By Hardik Rajgor Sep. 13, 2018
Ganesh Chaturthi is when every parent turns interior designer, every kid a painter, and every uncle a craft expert. It’s an art exhibition of the middle-class — and every clay mountain or paper flower, is the pièce de résistance.
hen you grow up in a middle-class home, outlets for creativity are limited, much like political options in India. Right from school, pursuits like drawing, singing, and craft are considered “extracurricular activities” — basically a waste of time. If you excel at them, the only stage you’re offered is at family functions where dad tells you “Beta, uncle ko ganaa gaake sunao” or “Beta, dadi ki liye birthday card banao”. As a career choice, art is considered the bottom of the barrel. If you told your parents, you wanted to join a design school, they’d sit you down to tell you, “Yeh ameeron ke shauq hain, beta.” Only rich people can afford creative careers, because “scope nahi hai”.
Middle-class folks are required to curb their creativity the same way Hardik Pandya curbs his attacking instincts in Test cricket. However, there is one festival which turns into a mosh pit for the creative types – Ganesh Chaturthi.
Ganesha is the God of Fun, associated with music, modaks, and masti. Whether it is channelling your inner Bappi Lahiri to decorate the pandal or dancing like Govinda on crack during the visarjan, this is the middle-class Ganpati bhakt’s moment to shine.
The creative minds get to work days before Chaturthi. When you go to pick the murti, even mom turns into Michelangelo, chipping in with enthusiasm about the shape of Ganesha’s trunk, the intricacies of his jewellery, and the colour of his dhoti. Even a tiny detail like the mouse is not missed. I remember her saying once, “This mouse looks a little angry. We need a happy mouse.” But when it comes to ordering food at a restaurant or buying a TV at Vijay Sales, she’d show little interest. “Jo sab ko acha lage le lo”.
The only person in the family who took to art and crafts in school becomes the head of the Ganpati Decoration Project.
Once the perfect idol is picked, the group-craft project gets rolling.

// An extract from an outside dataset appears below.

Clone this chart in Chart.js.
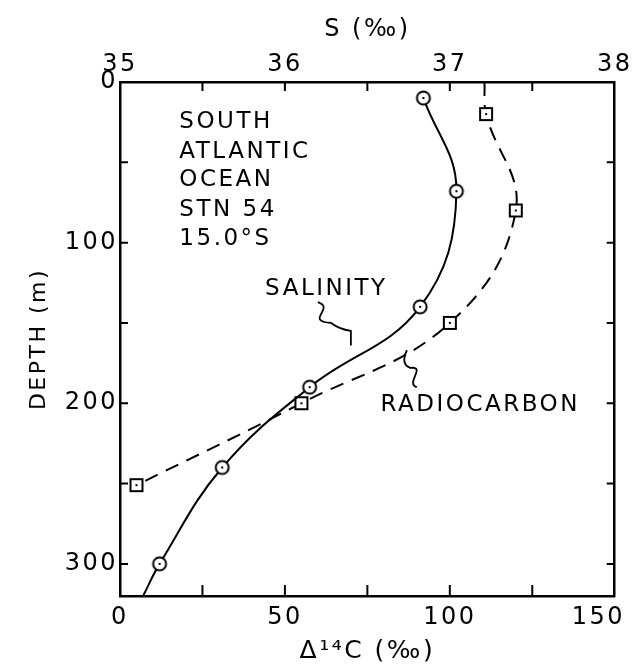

Stationery that hasn’t been used in years in pulled out, Chinese lights and lanterns are bought causing a dent to Make In India. Remember the fancy marriage invitation you received from your rich Marwari neighbours, envelopes studded with colourful stones, satin ribbons, unique gift boxes, and wrapping paper that mom had saved waiting for the perfect moment to bring them out? This is that moment.
The only person in the family who took to art and crafts in school becomes the head of the Ganpati Decoration Project. In my case, it is my little cousin who takes charge, instructing everyone on what to do. It’s great fun to watch grandparents fidgeting with sketch pens and dad struggling with clay.
When out of ideas, the family nerd chips in. “More research is needed for this project,” he says and immediately starts googling for “home Ganpati decoration ideas”. Ganeshji is a cool customer, he seems happy if you put him in a cricket stadium, have him pose with army men, or put him in a cave along with a little message about the environment. And if you want to keep it simple, a few lights and some flowers are enough to make Bappa’s face glow.
Once the decor plan is finalised, everyone gets cracking. It is one of the very few activities that brings the entire family together. This and mom’s monthly paani-puri party. Or if Sholay is playing on Sony.
As the struggle with the scissors begins, dad will joke about how he always sucked at craft and sister will start mocking dad’s terrible colour choices for the background. Why would anyone go for the orange and red combination? Mom doesn’t appreciate how lightly everyone is treating the project and expects perfection. “Arré woh paper ke phool acche nahin dikh rahe hain. Log kya kahenge?”
This is just the beginning and soon tempers begin to fly. Should the mountain in the background have orange lights or green? Should the curtains be velvet or cotton? Should we keep the sweets on the left or the right? It is one of the few situations in the house when democracy prevails and majority decisions decide outcomes.
Once the decor is complete and you are in shiny new clothes with freshly purchased modaks in hand, the examiners, aka guests begin flocking to the house. “Yeh phool kitne sundar hain,” says the neighbouring aunty and everyone looks at mum and smiles. But there’s always someone like Mrs Sharma who will find some fault. “Yeh mountains bade fake lag rahe hain. Humare Monu ki saas ke ghar mein, itna beautiful decoration hai naa.” Time for a joint family eye roll. After guests leave mum suggests, “Next time, let’s make Monu’s saas in charge of the decor.”
Ganesh Chaturthi is when every parent turns interior designer, every kid a painter, every uncle a craft expert, and grandma is a jewellery designer. It’s an art exhibition of the middle-class — and every clay mountain or paper flower, is the pièce de résistance.